The Syrian experience demonstrates that Western creation of hybrid states represents a profound strategic miscalculation that transforms temporary expedients into permanent threats to global stability and democratic governance. Rather than continuing this dangerous trajectory, the international community must recognize that accommodating extremist governance through hybrid arrangements fundamentally undermines the rule of law and creates incentives for future insurgencies. The world needs robust and protective laws of armed conflict that can be relied upon to save lives rather than explain away deaths.

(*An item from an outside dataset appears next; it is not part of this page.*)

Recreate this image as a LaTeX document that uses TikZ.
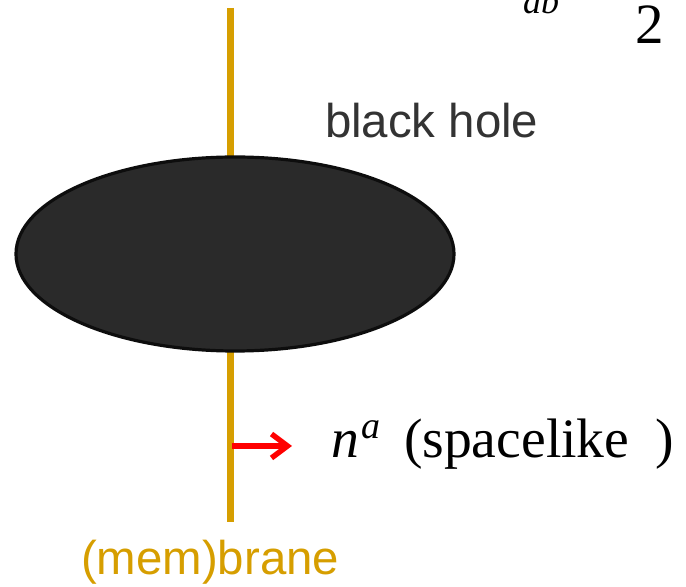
\documentclass[tikz,border=0pt]{standalone}
\usepackage{fontspec}
\setmainfont{Liberation Serif}
\setsansfont{Liberation Sans}
\usetikzlibrary{shapes.geometric,arrows.meta}
\definecolor{branegold}{RGB}{214,158,0}
\definecolor{holefill}{RGB}{42,42,42}

\begin{document}
\begin{tikzpicture}[
    x=0.5pt, y=-0.5pt,
    every node/.style={inner sep=0pt, outer sep=0pt},
    brane/.style={draw=branegold, line width=3.5pt},
    hole/.style={ellipse, draw=black!95, line width=1.6pt, fill=holefill, minimum width=219pt, minimum height=97pt},
    normal/.style={draw=red, line width=2.7pt, -{Straight Barb[length=8pt, width=12pt]}},
    label/.style={anchor=base west, font=\sffamily\fontsize{23.7pt}{28pt}\selectfont},
    serif/.style={anchor=base west, font=\fontsize{27.8pt}{32pt}\selectfont}
]
\useasboundingbox (0,0) rectangle (686,587);
\coordinate (top) at (230,8);
\coordinate (bottom) at (230,522);
\draw[brane] (top) -- (bottom);
\node[hole] (bh) at (235,254) {};
\node[label, text=black!80] (bhlabel) at (325,138) {black hole};
\node[label, text=branegold] (branelabel) at (81,575) {(mem)brane};
% normal vector
\coordinate (foot) at (232,446);
\coordinate (tip) at (292,446);
\draw[normal] (foot) -- (tip);
\node[serif] (n) at (331,458) {\itshape n};
\node[serif, font=\itshape\fontsize{19pt}{22pt}\selectfont] (sup) at (361,439) {a};
\node[serif] (kind) at (404,458) {(spacelike\hspace{13pt})};
% cut-off formula at the top
\node[serif, font=\itshape\fontsize{18pt}{20pt}\selectfont] (ab) at (523,14) {ab};
\node[serif, font=\fontsize{28.5pt}{32pt}\selectfont] (two) at (635,44) {2};
\end{tikzpicture}
\end{document}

Restoring the integrity of international law requires three critical steps: first, abandoning the dangerous fiction that hybrid governance can provide stability; second, returning to principled support for genuine state sovereignty and minority protection; and third, recommitting to accountability mechanisms that ensure perpetrators of mass atrocities face consequences rather than rewards. The choice confronting the international community is stark: abandon this dangerous path of accommodating hybrid governance structures and recommit to principled support for genuine human rights protection or watch the carefully constructed framework of international law collapse under the weight of systematic fragmentation and extremist normalization.
The precedent being established in Syria will determine whether democratic values retain their global relevance or become mere rhetorical artifacts in an increasingly fragmented world order. Unless Western powers reverse course immediately, they will have created a template whereby extremism achieves legitimacy through institutional accommodation, fundamentally altering the international system’s moral foundation and operational effectiveness. The stakes could not be higher, and the window for corrective action narrows with each passing day of continued accommodation with Syria’s extremist-backed hybrid state.